Pac: It's awesome! Our coaches have done phenomenal with us, our equipment is awesome thanks to Geoff Bodine and the Bo-Dyn Bobsled Project. And we fight so hard to compete against the Germans all year, and of course, the Canadians. We, as a nation, love our sports. So we're not just coming to the Games to just come to the Games, as someone ranked 15 or higher might -- we're here to win medals.

Meyers: We have some amazing teammates, just amazing from USA-1 all the way down to our spare brakemen. Everyone has been so supportive and we've had teammates be supportive when were at the bottom of the pile all the way to here. It's been great.

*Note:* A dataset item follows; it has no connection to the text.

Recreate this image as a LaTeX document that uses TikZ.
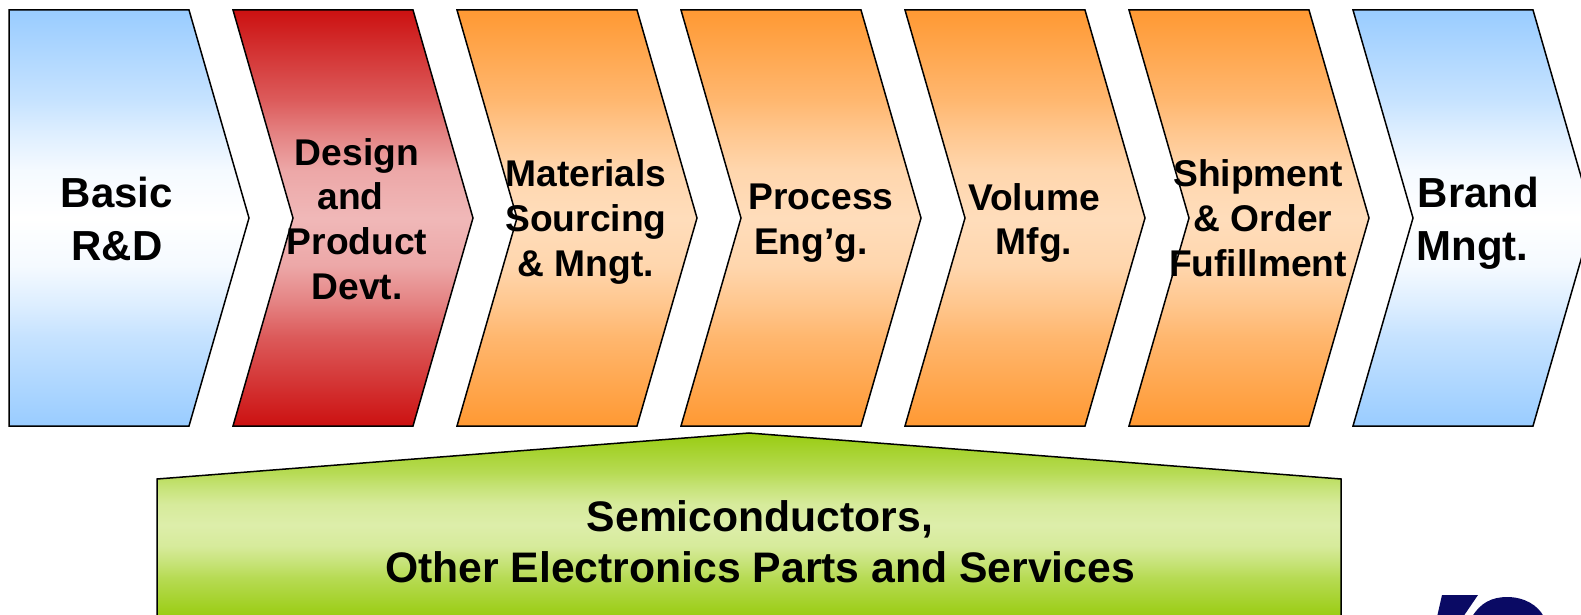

Three weeks prior to the Vancouver Games, both of you were in Park City for training, and Erin, you worked with Bob Cuneo (one-half of the Bo-Dyn Bobsled Project with Geoff Bodine) on changing your sled's chassis. Why did you decide to switch it up and why do you think no one else did?

Pac: For me, we were looking to be more consistent in four runs and I trust Bob 100 percent with my career and my life. He came up to me and said, "I want to try this" and I said, "Ok, we have nothing to lose," and it ended up working out for us. I think other people just didn't know and had no idea if it would work or not. It was just a risk we were willing to take.

Do you have any post-Olympic plans?

Pac: I'm going on vacation. My sister is studying abroad in Australia and I got an offer to go to Hawaii.

Meyers: I'm going to driving school. [I'll] make it home first, lay low for a few days. Then I'm going to driving school and trying my hand at something different.

Elana, why make the switch to the front seat now?

Meyers: It's a control issue really -- I like to believe I can control something and the course. Obviously you can't control everything, but I definitely want to try and see. And plus, as a driver you have a little more lifespan support. With brakemen, its usually one or two Games and that's pretty much it. As a driver, you can go for more Games as soon as your skills are proven to compete at a high level. I want to stay in the sport as long as I can and with driving I'm trying to make that possible.